How Magicians (I.E., Sharp Engineers) Create Magic Solutions
"Any sufficiently advanced technology is indistinguishable from magic."
Arthur C. Clarke, Profiles of the Future: An Inquiry into the Limits of the Possible, 1961
Arthur C. Clarke, the science fiction author who wrote “2001: A Space Odyssey” was not just a writer of fiction, he was a futurist. In his stories, he predicted many things about the future including communications satellites, home computers and the Internet. I am a big fan of Clarke’s, especially the quote above which I often use when speaking to non-technical groups about fiber optic communications. It also tells the reason why I am passionate about fiber optic education!
“The challenge is that OTDRs require bidirectional transmission; thus, the fiber amp becomes a roadblock. Thankfully, some magician, er sharp engineer, came up with a solution. Couple the return signal into another fiber in the cable that transmits in the opposite direction. And just like magic, a pair of simple passive splitters at the location of the fiber amps allows the two amps to work in concert.”
Over the years, we’ve watched fiber optic technology’s “magic” develop to include wavelength division multiplexing, passive optical networks and now terabit speeds.
But nothing seems as magical as coherent technology. Most fiber optic transmission has been based on direct modulation of a light source as a transmitter and simple conversion to electrical signals in a receiver. The limitation of this approach has been bandwidth—how fast you can modulate a laser or how fast you can build a receiver. That method has typically been hitting a speed limit at 25-50 gigabits per second and distance limits of tens or maybe hundreds of kilometers. To reach faster data speeds, we use multiple transmitters and wavelength division multiplexing. Fiber amplifiers are used as repeaters to get longer distances. (See Figure 2.)
Coherent transmission systems use some powerful magic to gain at least another factor of 10 in performance. Coherent transmitters are the least complex to understand; they don’t modulate lasers at all, they turn the laser on all the time and modulate it in several modes with an external device that is much faster. Coherent receivers are truly complex gadgets that use a local laser mixed into the received signal and a powerful digital signal processing system to extract the communications signal. Real magic.
Coherent systems are capable of terabit speeds and thousands of kilometers in link distance. Since they were first introduced as very expensive printed circuit boards full of components about 15 years ago, they have become smaller, even reduced to pluggable transceiver modules. Most importantly, they cost much less. In fact, the cost is such that they are being touted for short high-speed links in data centers and to create passive optical networks (PONs) running at 100G serving a thousand users. Real magic.
Recently, a reader asked me if I knew what a C-OTDR was. I discovered that a C-OTDR is a coherent OTDR. It did not take long to find out that the advantage of coherent transceivers has not been overlooked by at least one test equipment company. OTDRs are always trying to reach longer ranges and greater distance resolution, so coherent transceivers seem to be a natural solution.

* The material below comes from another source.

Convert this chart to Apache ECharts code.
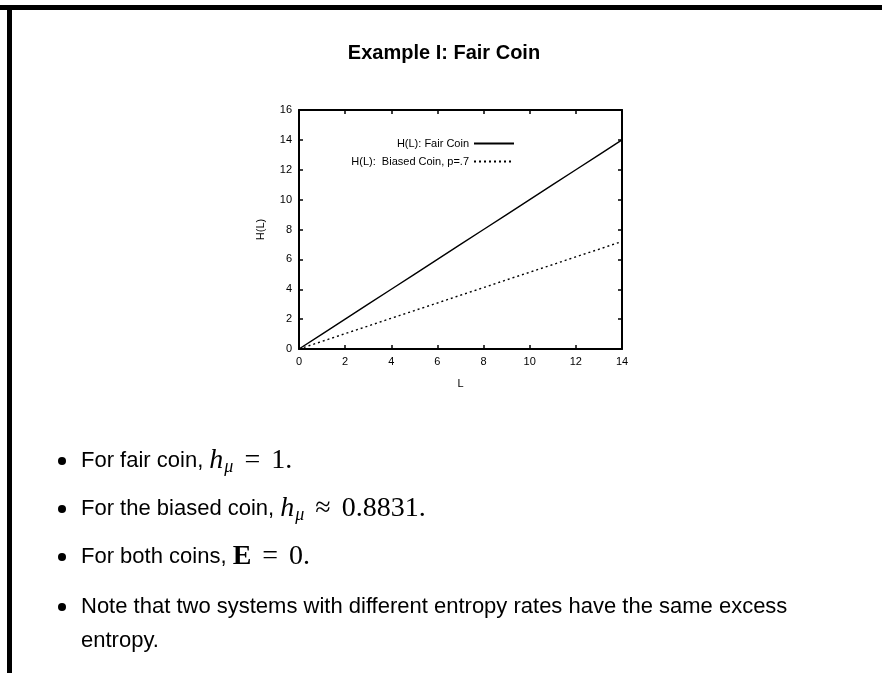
<!DOCTYPE html>
<html>
<head>
<meta charset="utf-8">
<script src="https://cdn.jsdelivr.net/npm/echarts@6/dist/echarts.min.js"></script>
<style>
  html, body { margin: 0; padding: 0; background: #fff; }
  #chart { width: 882px; height: 673px; }
</style>
</head>
<body>
<div id="chart"></div>
<script>
// Block length L and block entropies H(L)
var blockLengths = [0, 1, 2, 3, 4, 5, 6, 7, 8, 9, 10, 11, 12, 13, 14];
var fairCoinH = [0, 1, 2, 3, 4, 5, 6, 7, 8, 9, 10, 11, 12, 13, 14];
var biasedCoinH = [0, 0.51, 1.03, 1.54, 2.06, 2.57, 3.08, 3.6, 4.11, 4.63, 5.14, 5.65, 6.17, 6.68, 7.2];

var seriesNames = ['H(L): Fair Coin', 'H(L):  Biased Coin, p=.7'];
var xTicks = { min: 0, max: 14, step: 2 };
var yTicks = { min: 0, max: 16, step: 2 };

var titleText = 'Example I: Fair Coin';
var bulletLines = [
  [['t', 'For fair coin, '], ['mi', 'h'], ['sub', 'μ'], ['op', '='], ['m', '1.']],
  [['t', 'For the biased coin, '], ['mi', 'h'], ['sub', 'μ'], ['op', '≈'], ['m', '0.8831.']],
  [['t', 'For both coins, '], ['mb', 'E'], ['op', '='], ['m', '0.']],
  [['t', 'Note that two systems with different entropy rates have the same excess']],
  [['t', 'entropy.']]
];
var bulletRows = [461, 509, 557, 607, 641];
var bulletShown = [true, true, true, true, false];

function pairs(xs, ys) {
  return xs.map(function (x, i) { return [x, ys[i]]; });
}

var sans = '"Liberation Sans", Arial, Helvetica, sans-serif';
var serif = '"Liberation Serif", "DejaVu Serif", serif';

var richStyles = {
  t: { fontFamily: sans, fontSize: 22, lineHeight: 30, fill: '#000' },
  mi: { fontFamily: serif, fontStyle: 'italic', fontSize: 28, lineHeight: 30, fill: '#000' },
  sub: { fontFamily: serif, fontStyle: 'italic', fontSize: 18, lineHeight: 15, verticalAlign: 'bottom', padding: [0, 0, 0, 1], fill: '#000' },
  op: { fontFamily: serif, fontSize: 28, lineHeight: 30, padding: [0, 11, 0, 11], fill: '#000' },
  m: { fontFamily: serif, fontSize: 28, lineHeight: 30, fill: '#000' },
  mb: { fontFamily: serif, fontWeight: 'bold', fontSize: 28, lineHeight: 30, fill: '#000' }
};

var graphics = [
  // slide frame
  { type: 'rect', shape: { x: 0, y: 5, width: 882, height: 5 }, style: { fill: '#000' }, silent: true },
  { type: 'rect', shape: { x: 7, y: 5, width: 5, height: 668 }, style: { fill: '#000' }, silent: true },
  // slide title
  { type: 'text', x: 444, y: 53, style: { text: titleText, font: 'bold 20px ' + sans, fill: '#000', textAlign: 'center', textVerticalAlign: 'middle' } }
];

bulletLines.forEach(function (parts, i) {
  var y = bulletRows[i];
  if (bulletShown[i]) {
    graphics.push({ type: 'circle', shape: { cx: 62, cy: y, r: 4 }, style: { fill: '#000' }, silent: true });
  }
  graphics.push({
    type: 'text', x: 81, y: y,
    style: {
      text: parts.map(function (p) { return '{' + p[0] + '|' + p[1] + '}'; }).join(''),
      rich: richStyles,
      textVerticalAlign: 'middle',
      textAlign: 'left'
    }
  });
});

var axisCommon = {
  axisLine: { show: true, onZero: false, lineStyle: { color: '#000', width: 2 } },
  axisTick: { show: true, inside: true, length: 4, lineStyle: { color: '#000', width: 1.5 } },
  splitLine: { show: false }
};

var chart = echarts.init(document.getElementById('chart'), null, { renderer: 'canvas' });
chart.setOption({
  backgroundColor: '#fff',
  animation: false,
  textStyle: { fontFamily: sans },
  grid: { left: 299, top: 110, width: 323, height: 239, containLabel: false },
  legend: {
    orient: 'vertical',
    align: 'right',
    right: 362,
    top: 133,
    itemWidth: 40,
    itemHeight: 8,
    itemGap: 7,
    itemStyle: { opacity: 0 },
    textStyle: { fontSize: 11, color: '#000', fontFamily: sans },
    data: seriesNames
  },
  xAxis: [
    Object.assign({
      type: 'value', position: 'bottom',
      min: xTicks.min, max: xTicks.max, interval: xTicks.step,
      name: 'L', nameLocation: 'middle', nameGap: 29,
      nameTextStyle: { fontSize: 11, color: '#000', fontFamily: sans },
      axisLabel: { fontSize: 11, color: '#000', margin: 7, fontFamily: sans }
    }, axisCommon),
    Object.assign({
      type: 'value', position: 'top',
      min: xTicks.min, max: xTicks.max, interval: xTicks.step,
      axisLabel: { show: false }
    }, axisCommon)
  ],
  yAxis: [
    Object.assign({
      type: 'value', position: 'left',
      min: yTicks.min, max: yTicks.max, interval: yTicks.step,
      name: 'H(L)', nameLocation: 'middle', nameGap: 33, nameRotate: 90,
      nameTextStyle: { fontSize: 11, color: '#000', fontFamily: sans },
      axisLabel: { fontSize: 11, color: '#000', margin: 7, fontFamily: sans }
    }, axisCommon),
    Object.assign({
      type: 'value', position: 'right',
      min: yTicks.min, max: yTicks.max, interval: yTicks.step,
      axisLabel: { show: false }
    }, axisCommon)
  ],
  series: [
    {
      name: seriesNames[0], type: 'line', xAxisIndex: 0, yAxisIndex: 0,
      data: pairs(blockLengths, fairCoinH),
      symbol: 'none', showSymbol: false,
      itemStyle: { color: '#000' },
      lineStyle: { color: '#000', width: 1.4, type: 'solid' }
    },
    {
      name: seriesNames[1], type: 'line', xAxisIndex: 0, yAxisIndex: 0,
      data: pairs(blockLengths, biasedCoinH),
      symbol: 'none', showSymbol: false,
      itemStyle: { color: '#000' },
      lineStyle: { color: '#000', width: 1.4, type: [2, 3] }
    }
  ],
  graphic: graphics
});
</script>
</body>
</html>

The problem this coherent OTDR is targeted to solve is testing transoceanic cables. Its distance capability is just what is needed. They also solve a roadblock on these systems. These very long-distance networks use fiber amplifiers to regenerate signals and fiber amps, block signals going in the opposite direction to transmission.
The challenge is that OTDRs require bidirectional transmission; thus, the fiber amp becomes a roadblock. Thankfully, some magician, er sharp engineer, came up with a solution. Couple the return signal into another fiber in the cable that transmits in the opposite direction. And just like magic, a pair of simple passive splitters at the location of the fiber amps allows the two amps to work in concert. They amplify the OTDR test pulse in one direction and amplify the backscatter signal in the other direction. (See Figure 3.)
The coherent OTDR for these submarine networks no longer has a single test port; it has separate transmitter and receiver ports and of course gains an additional 3 dB from the elimination of the splitter normally used in the OTDR. And the trace becomes a “sawtooth” trace, showing individual OTDR traces for each link between amplifiers. Now it’s possible to test and troubleshoot transoceanic cables with an OTDR.
Once again, the magical minds of engineers solve another fiber optic problem.